The younger hunter injures his foot, and the older man goes off to get help, leaving his companion somewhat frightened and edgy at their campsite. The next day, the big bear kills an elk that he and the cub eat; they both go to sleep, and the cub, still smeared with the elk’s blood, dreams about bees and his mother’s death. Later the cub watches from a distance as the big bear has sex with another big bear; then the cub goes off to gobble up some magic mushrooms, which bring on a few hallucinations.

A canoe bearing several dogs and their handler (Andre Lacombe) arrives at the campsite, the older hunter returns as well, and they all go off in pursuit of the big bear. After a violent skirmish in which two of the dogs are killed, the cub is captured by the men and tied to a tree at the campsite . . .

Rather than recount the remainder of the plot, I’ll mention only that there’s a remarkable action sequence later on in which a mountain lion chases the cub, and a climactic showdown between the younger hunter and the big bear; both of them wind up showing each other mercy (an event that is less fanciful than it sounds, because it recapitulates an incident that actually happened to the film’s “wild grizzly consultant,” Doug Peacock). The movie concludes with a quote from novelist Curwood: “The greatest thrill is not to kill but to let live.”

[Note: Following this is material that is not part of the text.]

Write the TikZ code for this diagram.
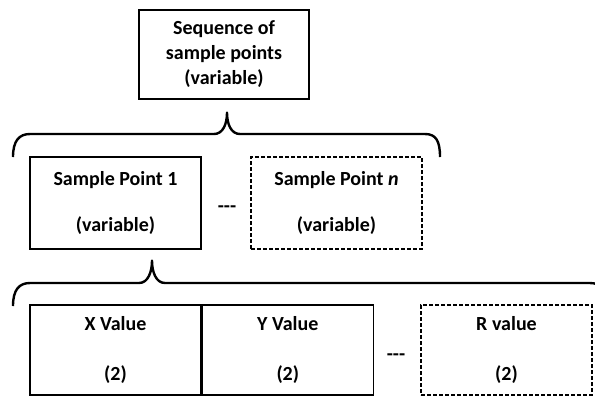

It’s an honorable enough conclusion, and, given all the other things that could have been done with the material, an honorable enough movie. What ultimately prevents it from being something more is the fact that Annaud isn’t a better director. Even the film’s virtuosity as a technical feat is frequently undercut by the fact that one is too much aware of it as a stunt to accept it as a story on its own terms; individual moments of animal behavior often work against the desired narrative flow, reminding us of how difficult it must have been to direct the animal “actors” in a work of fiction. Given the splendid settings and Annaud’s professed desire to emulate German romantic landscape painters like Caspar Friedrich and Albert Bierstadt, his compositions are never more than pretty and decorative arrangements that usually depend too heavily on center framing; they never seize the imagination or impress the memory with the force that they aspire to. And Annaud’s handling of the human characters tends to be awkward and tentative: one can sense the overall intention — the desire to show that men can and should aspire to the same nobility as bears — without ever seeing the idea fully developed or carried out.

Eight years ago, Annaud and Brach made another film that tried to present a primeval, unmediated view of raw nature, Quest for Fire — a film about a human tribe struggling to survive 80,000 years ago. (They spoke an unintelligible language created for the film by Anthony Burgess.) Part of the problem with that film was the ideological baggage, sexual as well as racial, that it unwittingly packed along on its quest for purity; as a friend pointed out, you could tell who the hero was easily enough because he was blond and blue-eyed, and one certainly came away from the film feeling that the filmmakers didn’t like women very much. (Brach, incidentally, largely made his reputation by scripting Roman Polanski movies.) The Bear is more sympathetic and more watchable than that earlier effort, but the same sort of strictures wind up applying here, too. Just as composers need to be judged by their musical rests as well as by their notes, filmmakers need to have control over their empty spaces. Too many of the empty spaces in The Bear are filled up by the drivel of Philippe Sarde’s score — or else by weighty ideological baggage that can’t be eliminated by pretending it doesn’t exist.